City of Corpus Christi and Nueces County officials are looking into the possibility of utilizing and expanding the city's wireless network to county facilities and parts of northwest Corpus Christi.
John Sendejar, business unit manager with the City of Corpus Christi, gave a presentation to Nueces County Commissioners last week during a June 16 meeting detailing the city's 147-mile network. It utilizes wireless and wired technology that allows for more than 1,400 wireless access points and security cameras.
"These cameras serve as a pubic safety opportunity, traffic management and there are a variety of other reasons why cameras in place would be a good opportunity to have," he said.
The network was formed years ago as part of a way to make utility readings easier for water and gas departments, Sendejar said. The extra bandwidth has allowed for the additional technology to be installed around the city.
Precinct 1 Commissioner Mike Pusley on Friday said he has been discussing the possibility of bringing wireless technology to Hazel Bazemore Park in Calallen for the installation of security cameras and, potentially, wireless access points. The city currently has an agreement in place with both the Tuloso-Midway and Calallen independent school districts utilizing the city's networks, Sendejar said.
Cameras are in place throughout the city and are used to manage traffic flow and various other events, Sendejar said.
The expansion of the city's network into the Calallen area and county facilities would benefit citizens in those areas, as well.
"Users today are attached at the hip," Sendejar said. "Everybody has a (wireless) device… and we are all communicating through various types of communication, whether that be through texting or Facebook or whatever social networking tools are out there and these public locations or areas need to have access to the Internet to be able to do that."
The proposal at last week's meeting mentioned the possibility of utilizing the city's network at the Keach Family Library in Robstown and Hazel Bazemore Park through an interlocal agreement between the city and county. In return, the county would allow for the city to use county-owned property, whether it be towers, land or buildings, to install any needed equipment or infrastructure.
Pusley said the agreement could greatly benefit the county as a whole, due mostly to the fact that the city's infrastructure for the network is already in place and would not need to be installed by the county.

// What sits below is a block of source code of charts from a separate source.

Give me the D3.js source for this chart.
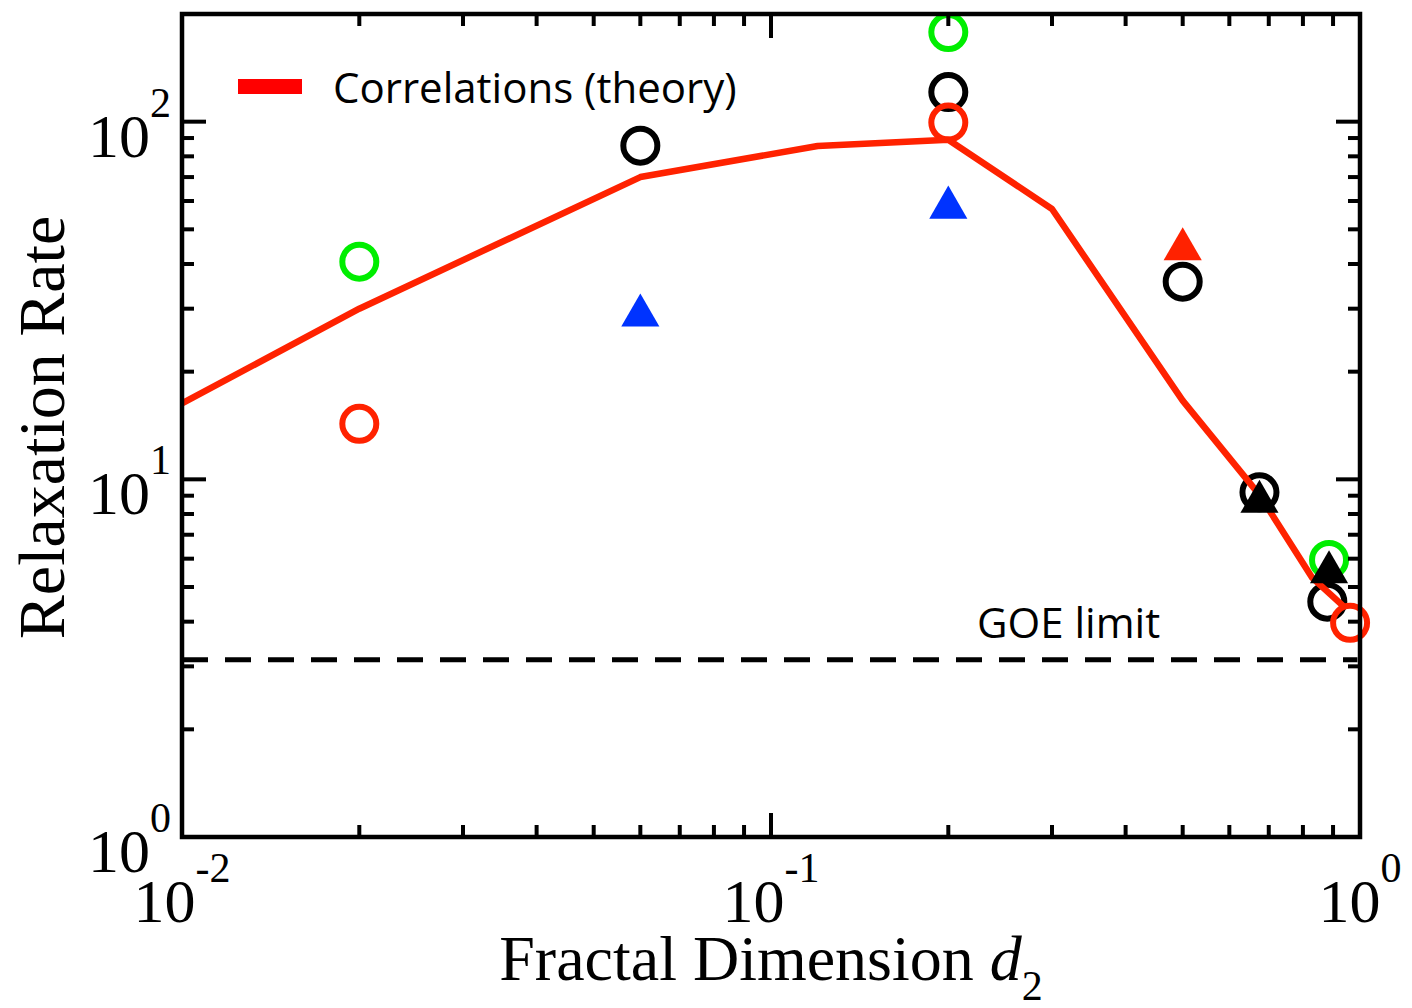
<!DOCTYPE html>
<html>
<head>
<meta charset="utf-8">
<script src="https://cdn.jsdelivr.net/npm/d3@7"></script>
<style>
  html, body { margin: 0; padding: 0; background: #fff; }
  svg { display: block; }
</style>
</head>
<body>
<div id="chart"></div>
<script>
// Theory curve (correlations)
const theoryX = [0.01, 0.02, 0.06, 0.12, 0.2, 0.3, 0.5, 0.675, 0.83, 0.94];
const theoryY = [16.3, 30, 70, 85.5, 89, 57, 16.6, 9.05, 5.3, 4.4];

// Measured points, by marker
const greenCircleX = [0.02, 0.2, 0.886];
const greenCircleY = [40.6, 178, 5.95];
const blackCircleX = [0.06, 0.2, 0.5, 0.675, 0.88];
const blackCircleY = [85.7, 121, 35.7, 9.2, 4.55];
const redCircleX = [0.02, 0.2, 0.962];
const redCircleY = [14.3, 99.4, 3.97];
const blueTriangleX = [0.06, 0.2];
const blueTriangleY = [28.7, 57.5];
const redTriangleX = [0.5];
const redTriangleY = [44];
const blackTriangleX = [0.675, 0.886];
const blackTriangleY = [8.65, 5.5];

const goeLimit = 3.13;

// Tick labels (powers of ten)
const xTickExps = [-2, -1, 0];
const yTickExps = [0, 1, 2];

const W = 1412, H = 1008;
const margin = { top: 14, right: 52, bottom: 171, left: 182 };

const svg = d3.select("#chart")
  .append("svg")
  .attr("width", W)
  .attr("height", H);

const x = d3.scaleLog()
  .domain([0.01, 1])
  .range([margin.left, W - margin.right]);

const y = d3.scaleLog()
  .domain([1, 200])
  .range([H - margin.bottom, margin.top]);

const x0 = x.range()[0], x1 = x.range()[1];
const y0 = y.range()[0], y1 = y.range()[1];

const zip = (a, b) => a.map((v, i) => [v, b[i]]);

// tick values on log axes
const xMajor = [0.01, 0.1, 1];
const xMinor = [];
[0.01, 0.1].forEach(d => { for (let k = 2; k <= 9; k++) xMinor.push(d * k); });
const yMajor = [1, 10, 100];
const yMinor = [];
[1, 10].forEach(d => { for (let k = 2; k <= 9; k++) yMinor.push(d * k); });
const majLen = 24, minLen = 12;

// circles first
const circleLayer = svg.append("g");
function circles(xs, ys, color) {
  circleLayer.selectAll(null)
    .data(zip(xs, ys))
    .enter()
    .append("circle")
    .attr("cx", d => x(d[0]))
    .attr("cy", d => y(d[1]))
    .attr("r", 17)
    .attr("fill", "none")
    .attr("stroke", color)
    .attr("stroke-width", 6);
}
circles(greenCircleX, greenCircleY, "#00ee00");
circles(blackCircleX, blackCircleY, "#000");

// GOE limit
svg.append("line")
  .attr("x1", x(0.01))
  .attr("x2", x(0.99))
  .attr("y1", y(goeLimit))
  .attr("y2", y(goeLimit))
  .attr("stroke", "#000")
  .attr("stroke-width", 5)
  .attr("stroke-dasharray", "26,17");

svg.append("text")
  .attr("x", 977)
  .attr("y", 638)
  .attr("font-family", "Open Sans, sans-serif")
  .attr("font-size", 42)
  .text("GOE limit");

// theory line
svg.append("path")
  .datum(zip(theoryX, theoryY))
  .attr("fill", "none")
  .attr("stroke", "#ff2200")
  .attr("stroke-width", 6.5)
  .attr("stroke-linejoin", "round")
  .attr("d", d3.line().x(d => x(d[0])).y(d => y(d[1])));

circles(redCircleX, redCircleY, "#ff2200");

// triangles on top
const tri = d3.symbol().type(d3.symbolTriangle).size(630);
function triangles(xs, ys, color) {
  svg.append("g").selectAll("path")
    .data(zip(xs, ys))
    .enter()
    .append("path")
    .attr("d", tri)
    .attr("transform", d => `translate(${x(d[0])},${y(d[1])})`)
    .attr("fill", color);
}
triangles(blueTriangleX, blueTriangleY, "#0033ff");
triangles(redTriangleX, redTriangleY, "#ff2200");
triangles(blackTriangleX, blackTriangleY, "#000");

// frame + inward ticks on all sides
const axes = svg.append("g").attr("stroke", "#000").attr("stroke-width", 4);
xMajor.concat(xMinor).forEach(v => {
  const len = xMajor.includes(v) ? majLen : minLen;
  axes.append("line").attr("x1", x(v)).attr("x2", x(v)).attr("y1", y0).attr("y2", y0 - len);
  axes.append("line").attr("x1", x(v)).attr("x2", x(v)).attr("y1", y1).attr("y2", y1 + len);
});
yMajor.concat(yMinor).forEach(v => {
  const len = yMajor.includes(v) ? majLen : minLen;
  axes.append("line").attr("x1", x0).attr("x2", x0 + len).attr("y1", y(v)).attr("y2", y(v));
  axes.append("line").attr("x1", x1).attr("x2", x1 - len).attr("y1", y(v)).attr("y2", y(v));
});
svg.append("rect")
  .attr("x", x0)
  .attr("y", y1)
  .attr("width", x1 - x0)
  .attr("height", y0 - y1)
  .attr("fill", "none")
  .attr("stroke", "#000")
  .attr("stroke-width", 4.5);

// tick labels
const serif = "Liberation Serif, Times New Roman, serif";
xTickExps.forEach(e => {
  const t = svg.append("text")
    .attr("x", x(Math.pow(10, e)))
    .attr("y", 922)
    .attr("text-anchor", "middle")
    .attr("font-family", serif)
    .attr("font-size", 62);
  t.append("tspan").text("10");
  t.append("tspan").attr("dy", -40).attr("font-size", 42).text(e);
});
yTickExps.forEach(e => {
  const t = svg.append("text")
    .attr("x", 171)
    .attr("y", y(Math.pow(10, e)) + 35)
    .attr("text-anchor", "end")
    .attr("font-family", serif)
    .attr("font-size", 62);
  t.append("tspan").text("10");
  t.append("tspan").attr("dy", -40).attr("font-size", 42).text(e);
});

// axis titles
const xt = svg.append("text")
  .attr("x", (x0 + x1) / 2)
  .attr("y", 980)
  .attr("text-anchor", "middle")
  .attr("font-family", serif)
  .attr("font-size", 64);
xt.append("tspan").text("Fractal Dimension ");
xt.append("tspan").attr("font-style", "italic").text("d");
xt.append("tspan").attr("dy", 20).attr("font-size", 42).text("2");

svg.append("text")
  .attr("transform", `translate(64,${(y0 + y1) / 2 + 2}) rotate(-90)`)
  .attr("text-anchor", "middle")
  .attr("font-family", serif)
  .attr("font-size", 66)
  .text("Relaxation Rate");

// legend
svg.append("line")
  .attr("x1", 238).attr("x2", 302)
  .attr("y1", 86.5).attr("y2", 86.5)
  .attr("stroke", "#ff0000")
  .attr("stroke-width", 15);
svg.append("text")
  .attr("x", 333)
  .attr("y", 103)
  .attr("font-family", "Open Sans, sans-serif")
  .attr("font-size", 42)
  .text("Correlations (theory)");
</script>
</body>
</html>
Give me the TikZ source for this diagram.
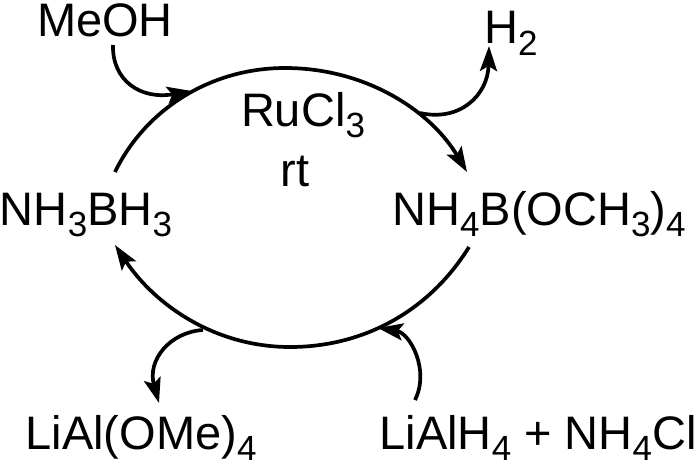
\documentclass[tikz,border=0pt]{standalone}
\usepackage{fontspec}
\setmainfont{Liberation Sans}
\usetikzlibrary{arrows.meta}
\newcommand{\sbs}[1]{\raisebox{-0.24em}{\fontsize{35}{35}\selectfont #1}}
\tikzset{lab/.style={font=\fontsize{47}{50}\selectfont,inner sep=0pt,anchor=base},
 arc/.style={line width=3.7pt,draw=black},
 tip/.style={-{Stealth[length=25pt,width=17pt,inset=5pt]}}}
\begin{document}
\begin{tikzpicture}[x=1pt,y=-1pt]
\useasboundingbox (0,0) rectangle (700,468);
\node[lab] (meoh) at (105,37) {MeOH};
\node[lab] (h2) at (511,44) {H\sbs{2}};
\node[lab] (ru) at (303,126) {RuCl\sbs{3}};
\node[lab] (rt) at (295,186) {rt};
\node[lab] (ab) at (86,225) {NH\sbs{3}BH\sbs{3}};
\node[lab] (pr) at (539,225) {NH\sbs{4}B(OCH\sbs{3})\sbs{4}};
\node[lab] (lo) at (141,449) {LiAl(OMe)\sbs{4}};
\node[lab] (li) at (538,449) {LiAlH\sbs{4} + NH\sbs{4}Cl};
\coordinate (a1) at (115,172);
\coordinate (a2) at (467,172);
\coordinate (b1) at (469,247);
\coordinate (b2) at (115,245);
\coordinate (m1) at (192,91);
\coordinate (m2) at (420,113);
\coordinate (h1) at (489,46);
\coordinate (m3) at (378,328);
\coordinate (lo1) at (203,330);
\coordinate (lo2) at (159,403);
\coordinate (mstart) at (113,45);
\coordinate (lstart) at (415,400);
\draw[arc,tip] (a1) .. controls (145,110) and (210,68) .. (285,68) .. controls (365,68) and (430,110) .. (a2);
\draw[arc,tip] (b1) .. controls (430,310) and (365,347) .. (290,347) .. controls (215,347) and (155,305) .. (b2);
\draw[arc,tip] (mstart) .. controls (112,80) and (140,100) .. (m1);
\draw[arc,tip] (m2) .. controls (460,122) and (488,95) .. (h1);
\draw[arc,tip] (lstart) .. controls (430,370) and (410,333) .. (m3);
\draw[arc,tip] (lo1) .. controls (170,332) and (147,360) .. (lo2);
\end{tikzpicture}
\end{document}
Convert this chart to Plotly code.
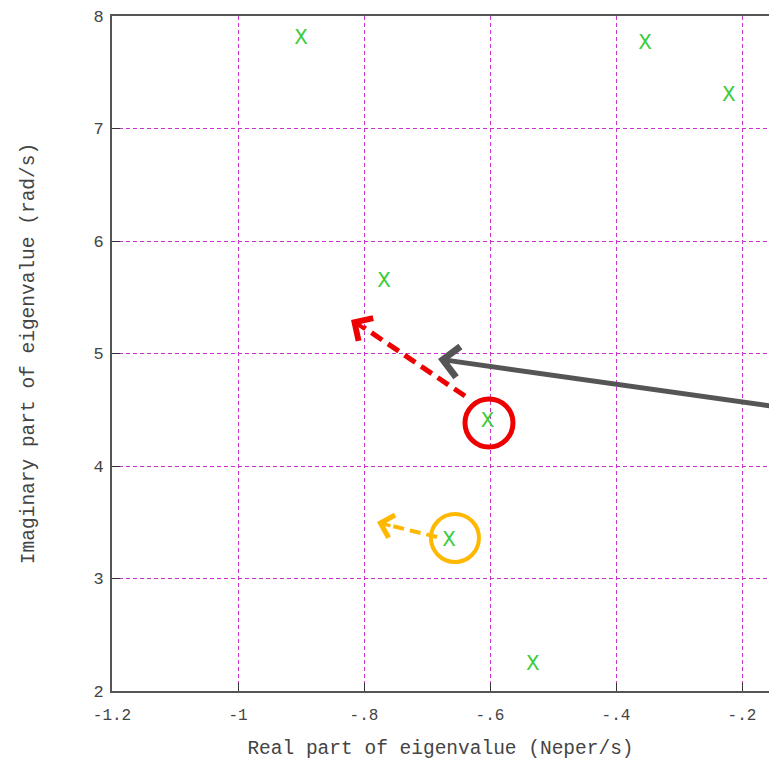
import plotly.graph_objects as go

# Eigenvalue data (real, imaginary)
real_part = [-0.900, -0.354, -0.221, -0.768, -0.604, -0.665, -0.532]
imag_part = [7.80, 7.76, 7.29, 5.64, 4.40, 3.34, 2.24]

x_tick_vals = [-1.2, -1.0, -0.8, -0.6, -0.4, -0.2]
x_tick_text = ["-1.2", "-1", "-.8", "-.6", "-.4", "-.2"]
y_tick_vals = [2, 3, 4, 5, 6, 7, 8]

FONT = "Liberation Mono, DejaVu Sans Mono, monospace"
GRID = "#cc33cc"
RED = "#ee0000"
YEL = "#ffb800"

fig = go.Figure()
fig.add_trace(go.Scatter(
    x=real_part, y=imag_part, mode="text", text=["X"] * len(real_part),
    textfont=dict(family=FONT, size=22, color="#3ccc3c"),
    textposition="middle center", showlegend=False, hoverinfo="skip",
))

# highlighted eigenvalues (circle centres)
red_pt = (-0.6016, 4.382)
yel_pt = (-0.6556, 3.36)

shapes = [
    dict(type="circle", xref="x", yref="y", xsizemode="pixel", ysizemode="pixel",
         xanchor=red_pt[0], yanchor=red_pt[1], x0=-24, x1=24, y0=-24, y1=24,
         line=dict(color=RED, width=5), layer="above"),
    dict(type="circle", xref="x", yref="y", xsizemode="pixel", ysizemode="pixel",
         xanchor=yel_pt[0], yanchor=yel_pt[1], x0=-24, x1=24, y0=-24, y1=24,
         line=dict(color=YEL, width=4), layer="above"),
]

# dashed arrows
red_tail = (-0.6397, 4.622)
red_tip = (-0.8206, 5.298)
yel_tail = (-0.6841, 3.369)
yel_tip = (-0.7794, 3.502)
shapes.append(dict(type="line", xref="x", yref="y", x0=red_tail[0], y0=red_tail[1],
                   x1=red_tip[0] + 0.02, y1=red_tip[1] - 0.066,
                   line=dict(color=RED, width=5, dash="13px,7px"), layer="above"))
shapes.append(dict(type="line", xref="x", yref="y", x0=yel_tail[0], y0=yel_tail[1],
                   x1=yel_tip[0] + 0.02, y1=yel_tip[1] - 0.03,
                   line=dict(color=YEL, width=4, dash="11px,6px"), layer="above"))

gray_tail = (-0.10, 4.49)
gray_tip = (-0.6825, 4.951)

annotations = [
    dict(x=red_tip[0], y=red_tip[1], ax=14, ay=9,
         xref="x", yref="y", text="", font=dict(size=1), borderpad=0, showarrow=True,
         arrowhead=4, arrowsize=1.3, arrowwidth=4, arrowcolor=RED),
    dict(x=yel_tip[0], y=yel_tip[1], ax=14, ay=4,
         xref="x", yref="y", text="", font=dict(size=1), borderpad=0, showarrow=True,
         arrowhead=4, arrowsize=1.3, arrowwidth=3.5, arrowcolor=YEL),
    dict(x=gray_tip[0], y=gray_tip[1], ax=gray_tail[0], ay=gray_tail[1],
         xref="x", yref="y", axref="x", ayref="y", text="", font=dict(size=1), borderpad=0,
         showarrow=True, arrowhead=4, arrowsize=1.2, arrowwidth=5, arrowcolor="#555555"),
]

fig.update_layout(
    width=769, height=762,
    margin=dict(l=112, r=0, t=16, b=71),
    paper_bgcolor="white", plot_bgcolor="white",
    font=dict(family=FONT, size=16, color="#444444"),
    shapes=shapes, annotations=annotations,
    showlegend=False,
)
fig.update_xaxes(
    range=[-1.2, -1.2 + 657 / 630], tickvals=x_tick_vals, ticktext=x_tick_text,
    automargin=False,
    showgrid=True, gridcolor=GRID, griddash="4px,3px", gridwidth=1,
    showline=True, linecolor="#555555", linewidth=2, mirror=True,
    ticks="inside", ticklen=8, tickcolor="#333333", zeroline=False,
    tickfont=dict(size=16), ticklabelstandoff=8,
    title=dict(text="Real part of eigenvalue (Neper/s)", font=dict(size=19.5), standoff=16),
)
fig.update_yaxes(
    range=[2, 8], tickvals=y_tick_vals, automargin=False,
    showgrid=True, gridcolor=GRID, griddash="4px,3px", gridwidth=1,
    showline=True, linecolor="#555555", linewidth=2,
    ticks="inside", ticklen=8, tickcolor="#333333", zeroline=False,
    tickfont=dict(size=17), ticklabelstandoff=3,
    title=dict(text="Imaginary part of eigenvalue (rad/s)", font=dict(size=19.5), standoff=54),
)

fig.write_html(
    "out.html",
    config={"displayModeBar": False},
    post_script="document.body.style.margin='0';document.body.style.overflow='hidden';",
)
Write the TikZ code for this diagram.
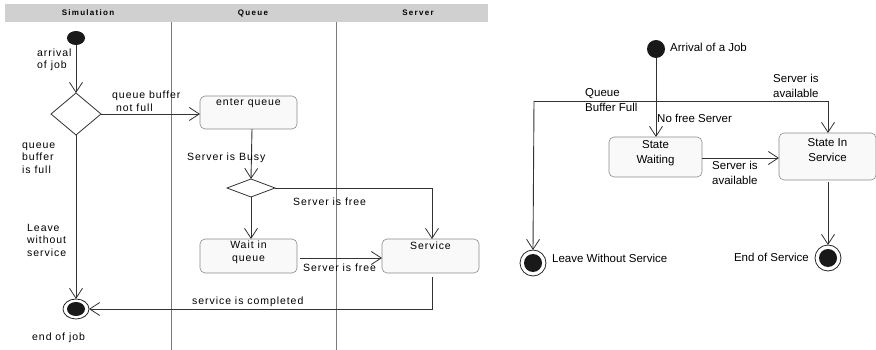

"As long as we can find a telephone pole out there to stick the Wi-Fi communicator or receiver on…there's basically no cost to us," Pusley said.
There have also been some concerns of security at some county facilities around the area, so the use of wireless cameras would greatly improve that situation, commissioners said.
"I think we should take advantage of every opportunity that we can, where feasible," Precinct 3 Commissioner Oscar Ortiz said.
County and city leaders are currently negotiating the interlocal agreement, which will have to come back before county leaders at a future meeting for approval.